### What is asked
Retype, please, the listing from its opening line through the line that contains "ax = fig.add_axes([0.083, 0.157, 0.909, 0.701])", both included, without the pictures.

### Source data
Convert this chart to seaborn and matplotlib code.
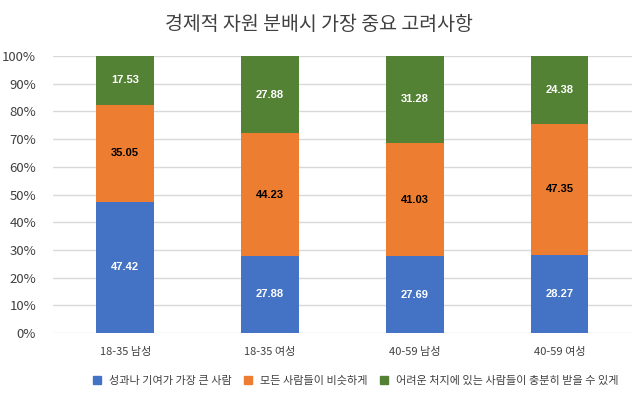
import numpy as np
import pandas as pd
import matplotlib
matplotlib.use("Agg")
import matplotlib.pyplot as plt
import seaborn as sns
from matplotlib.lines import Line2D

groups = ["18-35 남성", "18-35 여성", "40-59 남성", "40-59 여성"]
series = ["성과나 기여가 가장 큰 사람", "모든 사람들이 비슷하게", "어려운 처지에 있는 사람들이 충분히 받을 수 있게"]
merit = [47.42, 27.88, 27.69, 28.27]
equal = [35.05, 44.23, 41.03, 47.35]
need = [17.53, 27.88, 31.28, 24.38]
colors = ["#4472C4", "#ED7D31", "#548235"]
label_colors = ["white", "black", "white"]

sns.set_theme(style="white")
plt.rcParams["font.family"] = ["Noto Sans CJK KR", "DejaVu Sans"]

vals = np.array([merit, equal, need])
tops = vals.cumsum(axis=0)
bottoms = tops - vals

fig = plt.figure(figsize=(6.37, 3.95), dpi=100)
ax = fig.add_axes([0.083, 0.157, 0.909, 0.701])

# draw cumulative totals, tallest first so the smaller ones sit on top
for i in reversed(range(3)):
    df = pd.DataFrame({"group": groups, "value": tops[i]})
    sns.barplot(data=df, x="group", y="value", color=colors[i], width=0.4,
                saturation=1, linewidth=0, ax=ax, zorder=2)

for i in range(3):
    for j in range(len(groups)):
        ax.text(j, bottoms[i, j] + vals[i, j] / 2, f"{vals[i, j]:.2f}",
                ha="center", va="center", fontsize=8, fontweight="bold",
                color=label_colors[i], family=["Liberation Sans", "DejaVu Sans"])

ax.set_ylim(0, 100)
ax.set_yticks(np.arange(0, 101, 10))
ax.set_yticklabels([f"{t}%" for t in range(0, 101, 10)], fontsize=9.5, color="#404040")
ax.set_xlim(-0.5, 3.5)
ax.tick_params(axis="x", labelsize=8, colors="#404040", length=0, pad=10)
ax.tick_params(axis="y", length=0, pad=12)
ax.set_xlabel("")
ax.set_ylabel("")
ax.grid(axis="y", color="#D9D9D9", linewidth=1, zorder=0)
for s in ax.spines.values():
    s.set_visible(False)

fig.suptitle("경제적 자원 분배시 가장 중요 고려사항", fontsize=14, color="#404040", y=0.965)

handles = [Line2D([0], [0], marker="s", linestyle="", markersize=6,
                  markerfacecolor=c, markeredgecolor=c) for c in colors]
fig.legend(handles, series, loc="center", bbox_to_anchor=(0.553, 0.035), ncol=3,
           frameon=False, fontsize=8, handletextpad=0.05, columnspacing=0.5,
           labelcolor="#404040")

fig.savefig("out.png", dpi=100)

### Final result
Convert this chart to seaborn and matplotlib code.
import numpy as np
import pandas as pd
import matplotlib
matplotlib.use("Agg")
import matplotlib.pyplot as plt
import seaborn as sns
from matplotlib.lines import Line2D

groups = ["18-35 남성", "18-35 여성", "40-59 남성", "40-59 여성"]
series = ["성과나 기여가 가장 큰 사람", "모든 사람들이 비슷하게", "어려운 처지에 있는 사람들이 충분히 받을 수 있게"]
merit = [47.42, 27.88, 27.69, 28.27]
equal = [35.05, 44.23, 41.03, 47.35]
need = [17.53, 27.88, 31.28, 24.38]
colors = ["#4472C4", "#ED7D31", "#548235"]
label_colors = ["white", "black", "white"]

sns.set_theme(style="white")
plt.rcParams["font.family"] = ["Noto Sans CJK KR", "DejaVu Sans"]

vals = np.array([merit, equal, need])
tops = vals.cumsum(axis=0)
bottoms = tops - vals

fig = plt.figure(figsize=(6.37, 3.95), dpi=100)
ax = fig.add_axes([0.083, 0.157, 0.909, 0.701])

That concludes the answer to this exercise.